Tuesday, January 12, 2010

A Noteworthy Book on the Bauhaus School

"The Bauhaus Group: Six Masters of Modernism," by Nicholas Fox Weber, details the life and works of famed architects Walter Gropius and Ludwig Mies van der Rohe; painters Paul Klee, Wassily Kandinsky and Josef Albers, and weaver and textile designer Anni Albers (Josef's wife).

Begun by WWI lieutenant Walter Gropius of the German Army, the Bauhaus school, which included a mix of architects, painters and master artisans of various crafts, sought an integration between the art and industrial worlds to benefit humanity. His conception included ideas about reconciling beauty, simplicity, utility and mass production (which was completely different from the contemporary standard of decorative elaboration). The school only lasted from 1919 until 1933 and faced constant opposition during its existence in Germany. However, the Bauhaus initiated global changes in the art and craft realms.

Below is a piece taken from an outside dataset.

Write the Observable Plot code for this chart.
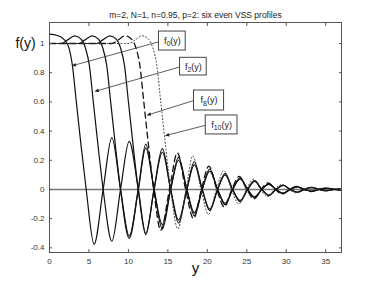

Weber's book explores six of the school's most influential people. In a recent NY Times Book Review, the author is quoted as saying,

"In focusing on six of the people at the school who went far beyond the issues of one period or place, and were geniuses for all time, and in trying to sketch them as human beings, I have attempted to show how they created and lived out a dream that was never equaled before or since."

The author is a specialist in writing biographies about artists; he is the author / co-author of six previous volumes about Josef and Anni Alberses (who he met while studying fine art during graduate school at Yale).